* DATA BLOCK
<<<<

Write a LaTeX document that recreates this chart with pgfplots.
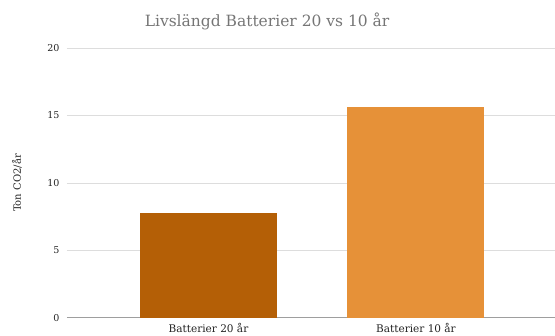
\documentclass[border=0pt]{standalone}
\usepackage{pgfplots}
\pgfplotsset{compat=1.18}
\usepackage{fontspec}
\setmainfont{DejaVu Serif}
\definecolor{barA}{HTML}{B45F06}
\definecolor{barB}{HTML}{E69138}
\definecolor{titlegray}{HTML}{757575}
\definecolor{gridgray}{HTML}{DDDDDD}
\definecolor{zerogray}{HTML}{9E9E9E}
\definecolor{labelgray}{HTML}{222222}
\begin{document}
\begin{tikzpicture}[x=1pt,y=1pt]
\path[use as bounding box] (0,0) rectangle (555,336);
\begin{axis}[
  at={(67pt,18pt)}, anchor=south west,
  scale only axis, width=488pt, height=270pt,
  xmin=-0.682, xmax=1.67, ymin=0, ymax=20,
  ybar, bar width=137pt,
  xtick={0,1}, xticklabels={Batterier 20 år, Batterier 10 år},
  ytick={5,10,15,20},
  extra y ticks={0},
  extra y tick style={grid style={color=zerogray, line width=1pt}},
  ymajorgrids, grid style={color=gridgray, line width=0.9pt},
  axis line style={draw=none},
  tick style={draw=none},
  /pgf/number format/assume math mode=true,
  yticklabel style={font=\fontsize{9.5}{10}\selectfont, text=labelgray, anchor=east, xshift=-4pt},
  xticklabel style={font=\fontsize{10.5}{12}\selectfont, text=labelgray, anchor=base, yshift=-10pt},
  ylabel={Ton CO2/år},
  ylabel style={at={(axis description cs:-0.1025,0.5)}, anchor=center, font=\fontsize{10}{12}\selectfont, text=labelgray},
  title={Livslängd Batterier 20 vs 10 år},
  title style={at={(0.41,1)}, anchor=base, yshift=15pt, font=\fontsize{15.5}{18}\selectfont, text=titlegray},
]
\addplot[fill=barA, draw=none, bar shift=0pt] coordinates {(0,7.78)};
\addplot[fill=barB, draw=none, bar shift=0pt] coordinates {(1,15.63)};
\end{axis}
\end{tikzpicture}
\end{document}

>>>>

* WHAT TO WORK ON
Retype the data above exactly; pictures are not part of the copy.

* RESULT OF THIS TASK
Write a LaTeX document that recreates this chart with pgfplots.
\documentclass[border=0pt]{standalone}
\usepackage{pgfplots}
\pgfplotsset{compat=1.18}
\usepackage{fontspec}
\setmainfont{DejaVu Serif}
\definecolor{barA}{HTML}{B45F06}
\definecolor{barB}{HTML}{E69138}
\definecolor{titlegray}{HTML}{757575}
\definecolor{gridgray}{HTML}{DDDDDD}
\definecolor{zerogray}{HTML}{9E9E9E}
\definecolor{labelgray}{HTML}{222222}
\begin{document}
\begin{tikzpicture}[x=1pt,y=1pt]
\path[use as bounding box] (0,0) rectangle (555,336);
\begin{axis}[
  at={(67pt,18pt)}, anchor=south west,
  scale only axis, width=488pt, height=270pt,
  xmin=-0.682, xmax=1.67, ymin=0, ymax=20,
  ybar, bar width=137pt,
  xtick={0,1}, xticklabels={Batterier 20 år, Batterier 10 år},
  ytick={5,10,15,20},
  extra y ticks={0},
  extra y tick style={grid style={color=zerogray, line width=1pt}},
  ymajorgrids, grid style={color=gridgray, line width=0.9pt},
  axis line style={draw=none},
  tick style={draw=none},
  /pgf/number format/assume math mode=true,
  yticklabel style={font=\fontsize{9.5}{10}\selectfont, text=labelgray, anchor=east, xshift=-4pt},
  xticklabel style={font=\fontsize{10.5}{12}\selectfont, text=labelgray, anchor=base, yshift=-10pt},
  ylabel={Ton CO2/år},
  ylabel style={at={(axis description cs:-0.1025,0.5)}, anchor=center, font=\fontsize{10}{12}\selectfont, text=labelgray},
  title={Livslängd Batterier 20 vs 10 år},
  title style={at={(0.41,1)}, anchor=base, yshift=15pt, font=\fontsize{15.5}{18}\selectfont, text=titlegray},
]
\addplot[fill=barA, draw=none, bar shift=0pt] coordinates {(0,7.78)};
\addplot[fill=barB, draw=none, bar shift=0pt] coordinates {(1,15.63)};
\end{axis}
\end{tikzpicture}
\end{document}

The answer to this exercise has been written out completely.